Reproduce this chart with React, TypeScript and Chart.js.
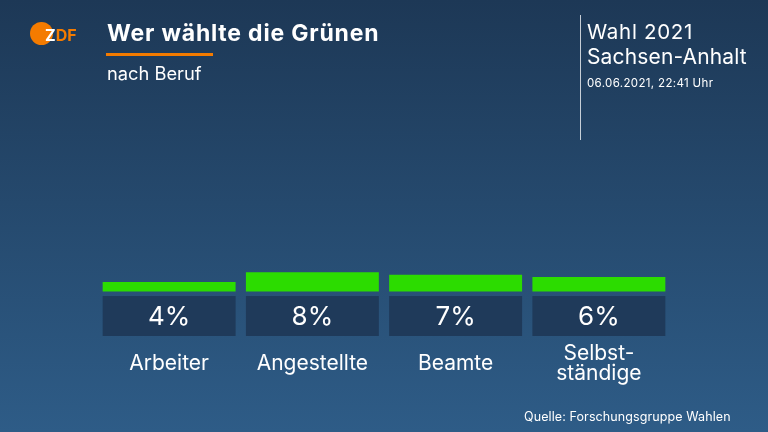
import React, { useEffect, useRef } from 'react';
import { Chart, registerables } from 'chart.js';

Chart.register(...registerables);

// ---- data ----
const categories: (string | string[])[] = ['Arbeiter', 'Angestellte', 'Beamte', ['Selbst-', 'ständige']];
const shares: number[] = [4, 8, 7, 6];
const shareLabels: string[] = ['4%', '8%', '7%', '6%'];
const yMin = -20;
const yMax = 30;

const title = 'Wer wählte die Grünen';
const subtitle = 'nach Beruf';
const electionLine1 = 'Wahl 2021';
const electionLine2 = 'Sachsen-Anhalt';
const stamp = '06.06.2021, 22:41 Uhr';
const source = 'Quelle: Forschungsgruppe Wahlen';

const FONT = 'Inter, "Open Sans", sans-serif';

export default function App() {
  const ref = useRef<HTMLCanvasElement>(null);

  useEffect(() => {
    document.body.style.margin = '0';
    const canvas = ref.current;
    if (!canvas) return;

    const bgPlugin = {
      id: 'bg',
      beforeDraw(chart: any) {
        const { ctx, width, height } = chart;
        const g = ctx.createLinearGradient(0, 0, 0, height);
        g.addColorStop(0, '#1d3856');
        g.addColorStop(1, '#2e5c87');
        ctx.save();
        ctx.fillStyle = g;
        ctx.fillRect(0, 0, width, height);
        ctx.restore();
      },
    };

    const boxPlugin = {
      id: 'boxes',
      afterDatasetsDraw(chart: any) {
        const meta = chart.getDatasetMeta(0);
        const ctx = chart.ctx;
        ctx.save();
        meta.data.forEach((bar: any, i: number) => {
          const { x, width, base } = bar.getProps(['x', 'width', 'base'], true);
          const left = x - width / 2;
          const top = base + 4.5;
          ctx.fillStyle = '#1f3a5a';
          ctx.fillRect(left, top, width, 40);
          ctx.fillStyle = '#ffffff';
          ctx.font = `26px ${FONT}`;
          ctx.textAlign = 'center';
          ctx.textBaseline = 'middle';
          ctx.fillText(shareLabels[i], x, top + 21);
        });
        ctx.restore();
      },
    };

    const chart = new Chart(canvas, {
      type: 'bar',
      data: {
        labels: categories as any,
        datasets: [
          {
            data: shares,
            backgroundColor: '#2cdc00',
            borderWidth: 0,
            barPercentage: 0.928,
            categoryPercentage: 1,
          },
        ],
      },
      options: {
        responsive: false,
        animation: false,
        devicePixelRatio: 1,
        layout: { padding: { top: 219.5, left: 97.5, right: 97.5, bottom: 24.8 } },
        plugins: { legend: { display: false }, tooltip: { enabled: false }, title: { display: false } },
        scales: {
          y: { display: false, min: yMin, max: yMax },
          x: {
            grid: { display: false, drawTicks: false },
            border: { display: false },
            ticks: {
              color: '#ffffff',
              padding: 13.9,
              crossAlign: 'center',
              maxRotation: 0,
              autoSkip: false,
              font: { family: FONT, size: 21, lineHeight: 0.95 },
            },
          },
        },
      },
      plugins: [bgPlugin, boxPlugin],
    });

    return () => chart.destroy();
  }, []);

  const abs = (s: React.CSSProperties): React.CSSProperties => ({
    position: 'absolute',
    whiteSpace: 'nowrap',
    fontFamily: FONT,
    color: '#ffffff',
    lineHeight: 1,
    ...s,
  });

  return (
    <div style={{ position: 'relative', width: 768, height: 432, overflow: 'hidden' }}>
      <canvas ref={ref} width={768} height={432} style={{ display: 'block' }} />
      {/* ZDF logo */}
      <div style={{ position: 'absolute', left: 30, top: 22, width: 23, height: 23, borderRadius: '50%', background: '#f47b00' }} />
      <div style={abs({ left: 45, top: 26.5, fontSize: 16, fontWeight: 700, letterSpacing: 0 })}>
        <span style={{ color: '#ffffff' }}>Z</span>
        <span style={{ color: '#f47b00' }}>DF</span>
      </div>
      {/* title */}
      <div style={abs({ left: 107, top: 21.8, fontSize: 23, fontWeight: 700, letterSpacing: 0.8 })}>{title}</div>
      <div style={{ position: 'absolute', left: 106, top: 53, width: 107, height: 2.5, background: '#f47b00' }} />
      <div style={abs({ left: 107, top: 64.2, fontSize: 18.3 })}>{subtitle}</div>
      {/* right header */}
      <div style={{ position: 'absolute', left: 580, top: 15, width: 1, height: 125, background: 'rgba(255,255,255,0.75)' }} />
      <div style={abs({ left: 587, top: 22.3, fontSize: 20.5, letterSpacing: 0.7 })}>{electionLine1}</div>
      <div style={abs({ left: 587, top: 45.8, fontSize: 21, letterSpacing: 0.15 })}>{electionLine2}</div>
      <div style={abs({ left: 587, top: 78.4, fontSize: 11.5, letterSpacing: 0.35 })}>{stamp}</div>
      {/* source */}
      <div style={abs({ left: 524, top: 410.9, fontSize: 12.5, letterSpacing: 0.1 })}>{source}</div>
    </div>
  );
}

**INSTRUCTIONS FOR THE TASK:** Return only the lines running from the top of the data to the line that holds "Chart.register(...registerables);". Include both of those lines, but skip the pictures.

**REPLY TO THE TASK:**
Reproduce this chart with React, TypeScript and Chart.js.
import React, { useEffect, useRef } from 'react';
import { Chart, registerables } from 'chart.js';

Chart.register(...registerables);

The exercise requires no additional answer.